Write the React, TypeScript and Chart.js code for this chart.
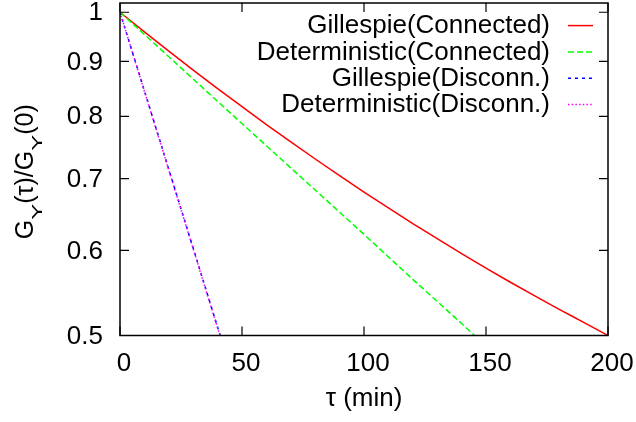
import React, { useEffect, useRef } from 'react';
import { Chart, registerables } from 'chart.js';

Chart.register(...registerables);

// ---- Data ----
const TAU_GILLESPIE_CONN = [0, 10, 20, 30, 40, 50, 60, 70, 80, 90, 100, 110, 120, 130, 140, 150, 160, 170, 180, 190, 200];
const GILLESPIE_CONN = [1.0, 0.9588, 0.92, 0.8834, 0.849, 0.8166, 0.786, 0.7572, 0.73, 0.7043, 0.6801, 0.6573, 0.6357, 0.6153, 0.596, 0.5777, 0.5605, 0.5443, 0.5289, 0.5143, 0.5];

const TAU_DET_CONN = [0, 20, 40, 60, 80, 100, 120, 140, 160];
const DET_CONN = [1.0, 0.909, 0.826, 0.751, 0.683, 0.621, 0.564, 0.513, 0.466];

const TAU_DISC = [0, 10, 20, 30, 40, 50];
const GILLESPIE_DISC = [1.0, 0.845, 0.714, 0.603, 0.509, 0.43];
const DET_DISC = [1.0, 0.844, 0.713, 0.602, 0.508, 0.429];

const X_TICKS = [0, 50, 100, 150, 200];
const Y_TICKS = [0.5, 0.6, 0.7, 0.8, 0.9, 1];
const X_TICK_LABELS = ['0', '50', '100', '150', '200'];
const Y_TICK_LABELS = ['0.5', '0.6', '0.7', '0.8', '0.9', '1'];

const SERIES_LABELS = ['Gillespie(Connected)', 'Deterministic(Connected)', 'Gillespie(Disconn.)', 'Deterministic(Disconn.)'];
const X_TITLE = 'τ (min)';
const Y_TITLE_PARTS: { t: string; sub: boolean }[] = [
  { t: 'G', sub: false },
  { t: 'Y', sub: true },
  { t: '(τ)/G', sub: false },
  { t: 'Y', sub: true },
  { t: '(0)', sub: false },
];

const FONT_FAMILY = "'Liberation Sans', Arial, Helvetica, sans-serif";
const FONT = `26px ${FONT_FAMILY}`;

const toPoints = (xs: number[], ys: number[]) => xs.map((x, i) => ({ x, y: ys[i] }));

const framePlugin = {
  id: 'gnuplotFrame',
  afterDraw(chart: any) {
    const ctx: CanvasRenderingContext2D = chart.ctx;
    const xs = chart.scales.x;
    const ys = chart.scales.y;
    const left = xs.getPixelForValue(0);
    const right = xs.getPixelForValue(200);
    const top = ys.top;
    const bottom = ys.bottom;
    ctx.save();
    ctx.setLineDash([]);
    ctx.strokeStyle = '#000000';
    ctx.fillStyle = '#000000';
    ctx.globalAlpha = 1;

    // ticks (inward, mirrored)
    const tl = 9;
    ctx.lineWidth = 1.2;
    ctx.beginPath();
    Y_TICKS.forEach((v) => {
      const p = ys.getPixelForValue(v);
      ctx.moveTo(left, p);
      ctx.lineTo(left + tl, p);
      ctx.moveTo(right, p);
      ctx.lineTo(right - tl, p);
    });
    X_TICKS.forEach((v) => {
      const p = xs.getPixelForValue(v);
      ctx.moveTo(p, bottom);
      ctx.lineTo(p, bottom - tl);
      ctx.moveTo(p, top);
      ctx.lineTo(p, top + tl);
    });
    ctx.stroke();

    // frame
    ctx.lineWidth = 1.5;
    ctx.beginPath();
    ctx.rect(left, top, right - left, bottom - top);
    ctx.stroke();

    // tick labels
    ctx.font = FONT;
    ctx.textAlign = 'right';
    ctx.textBaseline = 'middle';
    Y_TICKS.forEach((v, i) => {
      ctx.fillText(Y_TICK_LABELS[i], left - 17, ys.getPixelForValue(v) + 1);
    });
    ctx.textAlign = 'center';
    X_TICKS.forEach((v, i) => {
      ctx.fillText(X_TICK_LABELS[i], xs.getPixelForValue(v) + 4, bottom + 28);
    });

    // x title
    ctx.fillText(X_TITLE, (left + right) / 2, bottom + 63);

    // y title with subscripts
    const mainFont = `25px ${FONT_FAMILY}`;
    const subFont = `15px ${FONT_FAMILY}`;
    const subStretch = 1.6;
    const widths = Y_TITLE_PARTS.map((p) => {
      ctx.font = p.sub ? subFont : mainFont;
      return ctx.measureText(p.t).width * (p.sub ? subStretch : 1);
    });
    const total = widths.reduce((a, b) => a + b, 0);
    ctx.save();
    ctx.translate(33.3, (top + bottom) / 2 + 2.5);
    ctx.rotate(-Math.PI / 2);
    ctx.textBaseline = 'alphabetic';
    ctx.textAlign = 'left';
    let x = -total / 2;
    Y_TITLE_PARTS.forEach((p, i) => {
      if (p.sub) {
        ctx.save();
        ctx.font = subFont;
        ctx.translate(x, 8.4);
        ctx.scale(subStretch, 1);
        ctx.fillText(p.t, 0, 0);
        ctx.restore();
      } else {
        ctx.font = mainFont;
        ctx.fillText(p.t, x, 0);
      }
      x += widths[i];
    });
    ctx.restore();

    // legend (gnuplot style: right-aligned text, sample on the right)
    ctx.font = FONT;
    ctx.textAlign = 'right';
    ctx.textBaseline = 'middle';
    chart.data.datasets.forEach((ds: any, i: number) => {
      const y = 25.6 + i * 26.3;
      ctx.fillStyle = '#000000';
      ctx.fillText(ds.label, 550, y + 0.5);
      ctx.save();
      ctx.beginPath();
      ctx.strokeStyle = ds.borderColor;
      ctx.lineWidth = ds.borderWidth;
      ctx.setLineDash(ds.borderDash || []);
      ctx.moveTo(568, y);
      ctx.lineTo(593, y);
      ctx.stroke();
      ctx.restore();
    });
    ctx.restore();
  },
};

export default function App() {
  const canvasRef = useRef<HTMLCanvasElement | null>(null);

  useEffect(() => {
    if (!canvasRef.current) return;
    const chart = new Chart(canvasRef.current, {
      type: 'line',
      data: {
        datasets: [
          {
            label: SERIES_LABELS[0],
            data: toPoints(TAU_GILLESPIE_CONN, GILLESPIE_CONN),
            borderColor: '#ff0000',
            borderWidth: 1.5,
            borderDash: [],
            pointRadius: 0,
            fill: false,
            cubicInterpolationMode: 'monotone',
            order: 3,
          },
          {
            label: SERIES_LABELS[1],
            data: toPoints(TAU_DET_CONN, DET_CONN),
            borderColor: '#00ff00',
            borderWidth: 1.5,
            borderDash: [6, 3],
            pointRadius: 0,
            fill: false,
            tension: 0,
            order: 2,
          },
          {
            label: SERIES_LABELS[2],
            data: toPoints(TAU_DISC, GILLESPIE_DISC),
            borderColor: '#0000ff',
            borderWidth: 1.5,
            borderDash: [3, 4],
            pointRadius: 0,
            fill: false,
            tension: 0,
            order: 1,
          },
          {
            label: SERIES_LABELS[3],
            data: toPoints(TAU_DISC, DET_DISC),
            borderColor: '#ff00ff',
            borderWidth: 1.5,
            borderDash: [1.5, 2.2],
            pointRadius: 0,
            fill: false,
            tension: 0,
            order: 0,
          },
        ],
      },
      options: {
        animation: false,
        responsive: false,
        devicePixelRatio: 1,
        layout: { padding: { top: 3, right: 28, left: 120, bottom: 86.5 } },
        plugins: {
          legend: { display: false },
          tooltip: { enabled: false },
        },
        scales: {
          x: {
            type: 'linear',
            display: false,
            min: 0,
            max: 200,
          },
          y: {
            type: 'logarithmic',
            display: false,
            min: 0.5,
            max: 1.02,
          },
        },
      },
      plugins: [framePlugin],
    } as any);
    return () => chart.destroy();
  }, []);

  return (
    <div style={{ position: 'absolute', left: 0, top: 0, width: 636, height: 422, background: '#fff' }}>
      <canvas ref={canvasRef} width={636} height={422} />
    </div>
  );
}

....

Instructions to follow: Exactly reproduce the run of lines from the start of the listing through the line with "const Y_TICK_LABELS = ['0.5', '0.6', '0.7', '0.8', '0.9', '1'];", inclusive; pictures are not copied.

The reply:
Write the React, TypeScript and Chart.js code for this chart.
import React, { useEffect, useRef } from 'react';
import { Chart, registerables } from 'chart.js';

Chart.register(...registerables);

// ---- Data ----
const TAU_GILLESPIE_CONN = [0, 10, 20, 30, 40, 50, 60, 70, 80, 90, 100, 110, 120, 130, 140, 150, 160, 170, 180, 190, 200];
const GILLESPIE_CONN = [1.0, 0.9588, 0.92, 0.8834, 0.849, 0.8166, 0.786, 0.7572, 0.73, 0.7043, 0.6801, 0.6573, 0.6357, 0.6153, 0.596, 0.5777, 0.5605, 0.5443, 0.5289, 0.5143, 0.5];

const TAU_DET_CONN = [0, 20, 40, 60, 80, 100, 120, 140, 160];
const DET_CONN = [1.0, 0.909, 0.826, 0.751, 0.683, 0.621, 0.564, 0.513, 0.466];

const TAU_DISC = [0, 10, 20, 30, 40, 50];
const GILLESPIE_DISC = [1.0, 0.845, 0.714, 0.603, 0.509, 0.43];
const DET_DISC = [1.0, 0.844, 0.713, 0.602, 0.508, 0.429];

const X_TICKS = [0, 50, 100, 150, 200];
const Y_TICKS = [0.5, 0.6, 0.7, 0.8, 0.9, 1];
const X_TICK_LABELS = ['0', '50', '100', '150', '200'];
const Y_TICK_LABELS = ['0.5', '0.6', '0.7', '0.8', '0.9', '1'];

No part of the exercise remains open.